INSTRUCTIONS FOR THE TASK:
Return the listing below exactly, with the pictures dropped.

GIVEN MATERIAL:
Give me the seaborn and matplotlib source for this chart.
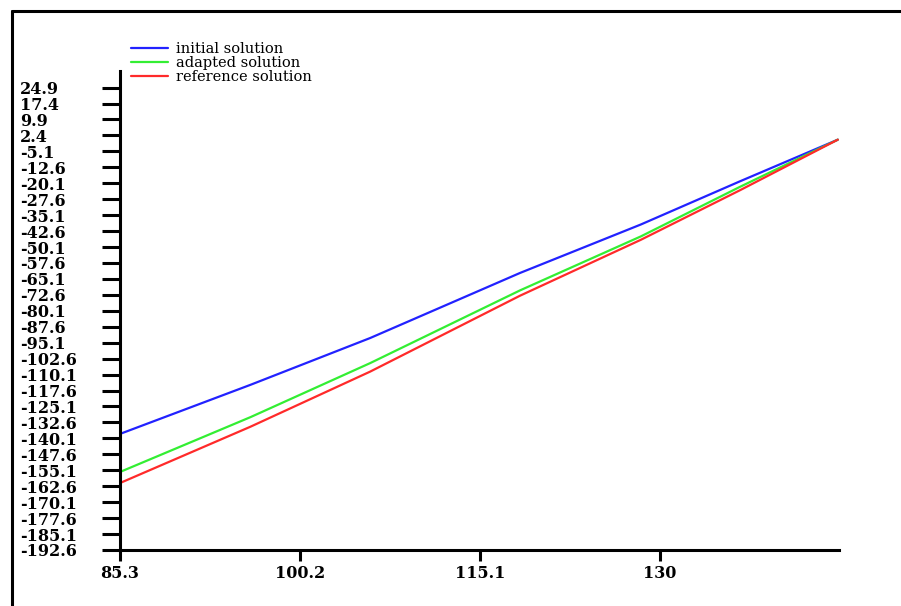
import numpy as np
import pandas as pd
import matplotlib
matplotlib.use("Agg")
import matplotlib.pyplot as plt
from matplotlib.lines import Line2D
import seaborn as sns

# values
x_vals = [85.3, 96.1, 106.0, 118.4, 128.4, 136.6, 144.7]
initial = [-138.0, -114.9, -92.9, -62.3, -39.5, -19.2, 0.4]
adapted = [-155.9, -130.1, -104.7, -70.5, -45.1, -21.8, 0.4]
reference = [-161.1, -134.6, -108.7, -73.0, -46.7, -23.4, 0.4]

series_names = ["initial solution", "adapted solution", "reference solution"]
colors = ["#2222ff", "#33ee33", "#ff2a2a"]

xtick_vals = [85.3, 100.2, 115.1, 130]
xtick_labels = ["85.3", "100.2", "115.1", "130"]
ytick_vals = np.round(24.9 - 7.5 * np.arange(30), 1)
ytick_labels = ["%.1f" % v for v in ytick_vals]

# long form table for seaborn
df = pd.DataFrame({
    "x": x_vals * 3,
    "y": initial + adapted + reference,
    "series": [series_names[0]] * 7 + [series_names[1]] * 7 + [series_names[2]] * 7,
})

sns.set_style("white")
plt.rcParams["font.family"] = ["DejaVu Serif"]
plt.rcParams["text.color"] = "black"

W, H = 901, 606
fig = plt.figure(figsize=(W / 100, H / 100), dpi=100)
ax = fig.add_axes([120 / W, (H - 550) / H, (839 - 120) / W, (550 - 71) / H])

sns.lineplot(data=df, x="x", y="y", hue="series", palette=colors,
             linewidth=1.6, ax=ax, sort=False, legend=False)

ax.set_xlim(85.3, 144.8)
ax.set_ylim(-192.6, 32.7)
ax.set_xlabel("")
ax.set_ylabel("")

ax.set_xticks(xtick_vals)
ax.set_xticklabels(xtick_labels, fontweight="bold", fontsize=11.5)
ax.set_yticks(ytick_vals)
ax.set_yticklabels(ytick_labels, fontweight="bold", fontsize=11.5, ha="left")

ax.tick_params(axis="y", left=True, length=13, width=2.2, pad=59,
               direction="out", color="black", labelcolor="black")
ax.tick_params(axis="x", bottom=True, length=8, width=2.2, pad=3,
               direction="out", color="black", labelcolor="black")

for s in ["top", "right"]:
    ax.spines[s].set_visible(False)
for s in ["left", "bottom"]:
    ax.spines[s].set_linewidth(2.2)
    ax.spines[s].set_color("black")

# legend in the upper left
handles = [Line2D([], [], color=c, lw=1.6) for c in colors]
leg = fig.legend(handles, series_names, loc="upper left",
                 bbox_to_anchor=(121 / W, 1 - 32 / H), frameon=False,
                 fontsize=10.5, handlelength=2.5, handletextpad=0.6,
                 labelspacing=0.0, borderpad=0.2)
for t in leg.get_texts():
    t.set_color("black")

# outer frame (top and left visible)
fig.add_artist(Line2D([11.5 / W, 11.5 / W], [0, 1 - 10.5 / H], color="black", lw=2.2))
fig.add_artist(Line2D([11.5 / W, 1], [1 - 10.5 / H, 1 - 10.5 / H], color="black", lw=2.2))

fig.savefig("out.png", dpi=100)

FINAL RESULT:
Give me the seaborn and matplotlib source for this chart.
import numpy as np
import pandas as pd
import matplotlib
matplotlib.use("Agg")
import matplotlib.pyplot as plt
from matplotlib.lines import Line2D
import seaborn as sns

# values
x_vals = [85.3, 96.1, 106.0, 118.4, 128.4, 136.6, 144.7]
initial = [-138.0, -114.9, -92.9, -62.3, -39.5, -19.2, 0.4]
adapted = [-155.9, -130.1, -104.7, -70.5, -45.1, -21.8, 0.4]
reference = [-161.1, -134.6, -108.7, -73.0, -46.7, -23.4, 0.4]

series_names = ["initial solution", "adapted solution", "reference solution"]
colors = ["#2222ff", "#33ee33", "#ff2a2a"]

xtick_vals = [85.3, 100.2, 115.1, 130]
xtick_labels = ["85.3", "100.2", "115.1", "130"]
ytick_vals = np.round(24.9 - 7.5 * np.arange(30), 1)
ytick_labels = ["%.1f" % v for v in ytick_vals]

# long form table for seaborn
df = pd.DataFrame({
    "x": x_vals * 3,
    "y": initial + adapted + reference,
    "series": [series_names[0]] * 7 + [series_names[1]] * 7 + [series_names[2]] * 7,
})

sns.set_style("white")
plt.rcParams["font.family"] = ["DejaVu Serif"]
plt.rcParams["text.color"] = "black"

W, H = 901, 606
fig = plt.figure(figsize=(W / 100, H / 100), dpi=100)
ax = fig.add_axes([120 / W, (H - 550) / H, (839 - 120) / W, (550 - 71) / H])

sns.lineplot(data=df, x="x", y="y", hue="series", palette=colors,
             linewidth=1.6, ax=ax, sort=False, legend=False)

ax.set_xlim(85.3, 144.8)
ax.set_ylim(-192.6, 32.7)
ax.set_xlabel("")
ax.set_ylabel("")

ax.set_xticks(xtick_vals)
ax.set_xticklabels(xtick_labels, fontweight="bold", fontsize=11.5)
ax.set_yticks(ytick_vals)
ax.set_yticklabels(ytick_labels, fontweight="bold", fontsize=11.5, ha="left")

ax.tick_params(axis="y", left=True, length=13, width=2.2, pad=59,
               direction="out", color="black", labelcolor="black")
ax.tick_params(axis="x", bottom=True, length=8, width=2.2, pad=3,
               direction="out", color="black", labelcolor="black")

for s in ["top", "right"]:
    ax.spines[s].set_visible(False)
for s in ["left", "bottom"]:
    ax.spines[s].set_linewidth(2.2)
    ax.spines[s].set_color("black")

# legend in the upper left
handles = [Line2D([], [], color=c, lw=1.6) for c in colors]
leg = fig.legend(handles, series_names, loc="upper left",
                 bbox_to_anchor=(121 / W, 1 - 32 / H), frameon=False,
                 fontsize=10.5, handlelength=2.5, handletextpad=0.6,
                 labelspacing=0.0, borderpad=0.2)
for t in leg.get_texts():
    t.set_color("black")

# outer frame (top and left visible)
fig.add_artist(Line2D([11.5 / W, 11.5 / W], [0, 1 - 10.5 / H], color="black", lw=2.2))
fig.add_artist(Line2D([11.5 / W, 1], [1 - 10.5 / H, 1 - 10.5 / H], color="black", lw=2.2))

fig.savefig("out.png", dpi=100)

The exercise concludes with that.